Artificial intelligence has become increasingly sophisticated and harder to detect, forcing educators to face a tough challenge differentiating between student-written work and AI-generated writing. To explore this issue in classrooms, we conducted a test to see if English teachers could distinguish between students’ written rhetorical analysis essays and generated writing.
We gave each teacher three rhetorical analysis essays, all based on the same 11th-grade level prompt. Unbeknownst to the teachers, two of the essays were high-scoring student essays, and one was completely AI-generated. The essays were anonymous and mixed together, making it a blind test. The teachers participating, Ms. Kamal, Ms. Ferrer, and Ms. Hudson, were given the three essays along with the prompt and AP Language rubric. They were asked to grade the essays, give predictions on which ones were generated, and share their comments and insights.
Overall, a majority of teachers were able to detect which essay was completely generated, reflected by the overtly perfect mechanics of the third essay. Ms. Ferrer elaborated on this, stating that the third essay was the strongest one mechanically because of “sentence cohesion, the grammar, and the punctuation.” Paired with performance assessments, purely generative content can be easy to spot. Ms. Hudson explains that tools like i-Ready can “help [her] understand what grade level a student is at, and if their writing doesn’t match the assessment, it’s going to raise alarm bells.”
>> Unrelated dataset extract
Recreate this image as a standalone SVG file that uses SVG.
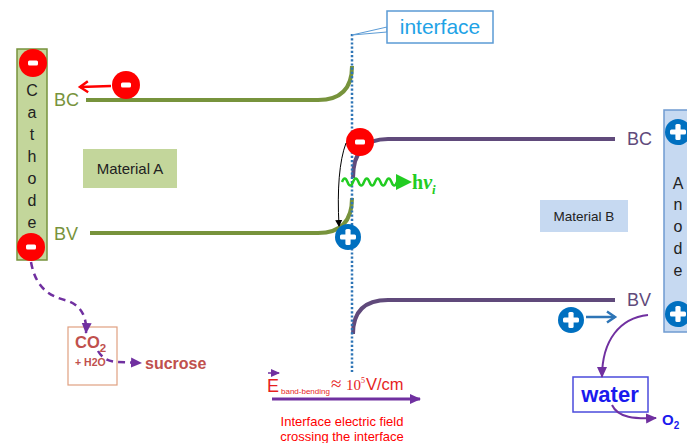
<svg xmlns="http://www.w3.org/2000/svg" width="687" height="443" viewBox="0 0 687 443">
<style>
.sans{font-family:"Liberation Sans",Arial,sans-serif}
.serif{font-family:"Liberation Serif","Times New Roman",serif}
.gline{fill:none;stroke:#77933c;stroke-width:4;stroke-linecap:butt}
.pline{fill:none;stroke:#604a7b;stroke-width:4}
.lblA{font-family:"Liberation Sans",Arial,sans-serif;font-size:18px;fill:#77933c}
.lblB{font-family:"Liberation Sans",Arial,sans-serif;font-size:18px;fill:#604a7b}
.elec{font-family:"Liberation Sans",Arial,sans-serif;font-size:16px;fill:#222}
.dash{fill:none;stroke:#7030a0;stroke-width:2.5;stroke-dasharray:7 5}
.parr{fill:none;stroke:#7030a0;stroke-width:2}
.red{fill:#e61e1e}
</style>
<defs>
<g id="minus"><circle r="14" fill="#ff0000"/><rect x="-5" y="-2.5" width="10" height="5" rx="1.5" fill="#fff"/></g>
<g id="plus"><circle r="13" fill="#0070c0"/><rect x="-8" y="-2.6" width="16" height="5.2" rx="1.5" fill="#fff"/><rect x="-2.6" y="-8" width="5.2" height="16" rx="1.5" fill="#fff"/></g>
<marker id="mp" markerUnits="userSpaceOnUse" markerWidth="12" markerHeight="12" refX="10" refY="5" orient="auto" viewBox="0 0 12 10"><path d="M0,0 L11,5 L0,10 Z" fill="#7030a0"/></marker>
<marker id="mps" markerUnits="userSpaceOnUse" markerWidth="9" markerHeight="8" refX="8" refY="4" orient="auto" viewBox="0 0 9 8"><path d="M0,0 L9,4 L0,8 Z" fill="#7030a0"/></marker>
<marker id="mk" markerUnits="userSpaceOnUse" markerWidth="7" markerHeight="8" refX="6" refY="4" orient="auto" viewBox="0 0 7 8"><path d="M0,0.5 L7,4 L0,7.5 Z" fill="#000"/></marker>
<marker id="mr" markerUnits="userSpaceOnUse" markerWidth="14" markerHeight="14" refX="11" refY="7" orient="auto" viewBox="0 0 14 14"><path d="M3,1.5 L11,7 L3,12.5" fill="none" stroke="#ff0000" stroke-width="2.5"/></marker>
<marker id="mb" markerUnits="userSpaceOnUse" markerWidth="14" markerHeight="14" refX="11" refY="7" orient="auto" viewBox="0 0 14 14"><path d="M3,1.5 L11,7 L3,12.5" fill="none" stroke="#2e75b6" stroke-width="2.5"/></marker>
</defs>
<rect width="687" height="443" fill="#fff"/>

<g id="cathode">
<rect x="17" y="49" width="30" height="211" fill="#c3d69b" stroke="#77933c" stroke-width="1.5"/>
<text class="elec" x="32" y="96" text-anchor="middle">C</text>
<text class="elec" x="32" y="118" text-anchor="middle">a</text>
<text class="elec" x="32" y="140" text-anchor="middle">t</text>
<text class="elec" x="32" y="162" text-anchor="middle">h</text>
<text class="elec" x="32" y="184" text-anchor="middle">o</text>
<text class="elec" x="32" y="206" text-anchor="middle">d</text>
<text class="elec" x="32" y="228" text-anchor="middle">e</text>
<use href="#minus" x="33" y="63"/>
<use href="#minus" x="31" y="247"/>
</g>

<g id="anode">
<rect x="664" y="110" width="40" height="222" fill="#c6d9f1" stroke="#6f9bd1" stroke-width="1.5"/>
<text class="elec" x="678" y="189" text-anchor="middle">A</text>
<text class="elec" x="678" y="210" text-anchor="middle">n</text>
<text class="elec" x="678" y="232" text-anchor="middle">o</text>
<text class="elec" x="678" y="254" text-anchor="middle">d</text>
<text class="elec" x="678" y="276" text-anchor="middle">e</text>
<use href="#plus" x="678" y="132"/>
<use href="#plus" x="678" y="314"/>
</g>

<g id="materialA">
<rect x="83" y="149" width="94" height="39" fill="#c3d69b"/>
<text class="sans" x="130" y="174" text-anchor="middle" font-size="15" fill="#222">Material A</text>
</g>

<g id="materialB">
<rect x="540" y="200" width="88" height="32" fill="#c6d9f1"/>
<text class="sans" x="584" y="221" text-anchor="middle" font-size="13.5" fill="#222">Material B</text>
</g>

<g id="bandsA">
<path class="gline" d="M86,100 L318,100 Q352,100 352,66"/>
<path class="gline" d="M90,233 L318,233 Q352,233 352,198"/>
<text class="lblA" x="54" y="106">BC</text>
<text class="lblA" x="54" y="240">BV</text>
</g>

<g id="bandsB">
<path class="pline" d="M353,178 Q353,139 388,139 L615,139"/>
<path class="pline" d="M353,334 Q353,300 388,300 L615,300"/>
<text class="lblB" x="627" y="145">BC</text>
<text class="lblB" x="627" y="306">BV</text>
</g>

<g id="interface">
<line x1="352" y1="34" x2="352" y2="372" stroke="#2e75b6" stroke-width="2.5" stroke-dasharray="2.2 2"/>
<path d="M352,35 L387,27 L387,32 Z" fill="#fff" stroke="#5b9bd5" stroke-width="1"/>
<rect x="387" y="11" width="106" height="32" fill="#fff" stroke="#5b9bd5" stroke-width="1.5"/>
<text class="sans" x="440" y="34" text-anchor="middle" font-size="21" fill="#1fa3e6">interface</text>
</g>

<g id="photon">
<path d="M342,182 q2.75,-7 5.5,0 t5.5,0 t5.5,0 t5.5,0 t5.5,0 t5.5,0 t5.5,0 t5.5,0 t5.5,0 t5.5,0" fill="none" stroke="#22cc22" stroke-width="2.5"/>
<path d="M396,174 L412,182 L396,190 Z" fill="#22cc22"/>
<text class="serif" x="412" y="189" font-size="20" font-weight="bold" fill="#22cc22">h<tspan font-style="italic">ν</tspan><tspan font-style="italic" font-size="13" dy="5">i</tspan></text>
</g>

<g id="charges">
<use href="#minus" x="126" y="85"/>
<use href="#minus" x="360" y="142"/>
<use href="#plus" x="348" y="237"/>
<use href="#plus" x="571" y="320"/>
</g>

<g id="co2">
<rect x="68" y="327" width="49" height="58" fill="#fff" stroke="#e0a080" stroke-width="1.2"/>
<text class="sans" x="75" y="348" font-size="16.5" font-weight="bold" fill="#c0504d">CO<tspan font-size="11.5" dy="4">2</tspan></text>
<text class="sans" x="75" y="366" font-size="10.5" font-weight="bold" fill="#c0504d">+ H2O</text>
</g>

<g id="sucrose">
<text class="sans" x="145" y="369" font-size="16" font-weight="bold" fill="#c0504d">sucrose</text>
</g>

<g id="water">
<rect x="573" y="377" width="75" height="35" fill="#fff" stroke="#4b4bdc" stroke-width="1.5"/>
<text class="sans" x="610" y="402" text-anchor="middle" font-size="22" font-weight="bold" fill="#1a1aee">water</text>
</g>

<g id="o2">
<text class="sans" x="662" y="425" font-size="15" font-weight="bold" fill="#1a1aee">O<tspan font-size="10" dy="4">2</tspan></text>
</g>

<g id="field">
<line x1="268" y1="373" x2="279" y2="373" stroke="#7030a0" stroke-width="1.5" marker-end="url(#mps)"/>
<text class="sans red" x="267" y="392" font-size="18">E</text>
<text class="sans red" x="281" y="394" font-size="8">band-bending</text>
<text class="serif red" x="331" y="390" font-size="19">≈</text>
<text class="serif red" x="346" y="390" font-size="15">10</text>
<text class="serif red" x="361" y="383" font-size="8">5</text>
<text class="sans red" x="366" y="390" font-size="16.5">V/cm</text>
<line x1="272" y1="399" x2="420" y2="399" stroke="#7030a0" stroke-width="3" marker-end="url(#mp)"/>
<text class="sans" x="342" y="426" text-anchor="middle" font-size="13" fill="#ff0000">Interface electric field</text>
<text class="sans" x="342" y="441" text-anchor="middle" font-size="13" fill="#ff0000">crossing the interface</text>
</g>

<g id="connectors">
<line x1="111" y1="86" x2="80" y2="87" stroke="#ff0000" stroke-width="2.5" marker-end="url(#mr)"/>
<line x1="586" y1="317" x2="615" y2="317" stroke="#2e75b6" stroke-width="2.5" marker-end="url(#mb)"/>
<path d="M346,143 Q336,170 339,226" fill="none" stroke="#000" stroke-width="1" marker-end="url(#mk)"/>
<path class="dash" d="M31,262 C36,290 52,297 68,301 C82,306 87,318 86,333" marker-end="url(#mp)"/>
<path class="dash" d="M98,351 C102,358 108,361 116,362 L141,363" marker-end="url(#mp)"/>
<path class="parr" d="M648,315 C620,318 602,340 602,377" marker-end="url(#mp)"/>
<path class="parr" d="M612,405 C618,418 635,419 656,418" marker-end="url(#mp)"/>
</g>
</svg>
Addressing the broader implications of AI in the classroom, Ms. Ferrer expressed her concern about a widening gap between students’ writing and comprehension abilities compared to the expected academic standard. She noted an increase in “ students who cannot comprehend prompts and therefore struggle to plan a sufficient response,” as well as students who cannot complete a 5-paragraph, high-quality essay in a 50-minute period.” Over the course of this year, these challenges have appeared to afflict a majority of students in her AP Language and Composition class. She attributed much of this decline to students’ growing reliance on AI across subjects and emphasized the overarching impacts. “It’s showing up in their struggles to articulate themselves. So, it’s just coming up as lower literacy overall.” Her own students have pointed out this observation as reading comprehension and cognition link with verbal fluency.
Despite these concerns, both Ms. Kamal and Ms. Ferrer both expressed a positive sentiment on AI studying tools. When students independently complete foundational work, only using AI to supplement, it becomes most effective. “If a student solely relies on AI, it’s not helpful.” Ms.Kamal added that students ultimately “bring to AI what kind of levels you already are,” meaning that already strong and diligent students tend to benefit far more from AI tools, while these same tools only prove to be detrimental for weaker students using them as a crutch.
Despite a majority of the teachers being able to identify the AI-generated essays, Ms. Ferrer did note that she “didn’t think the AI helped them very much, because my score was essentially the same for all three.”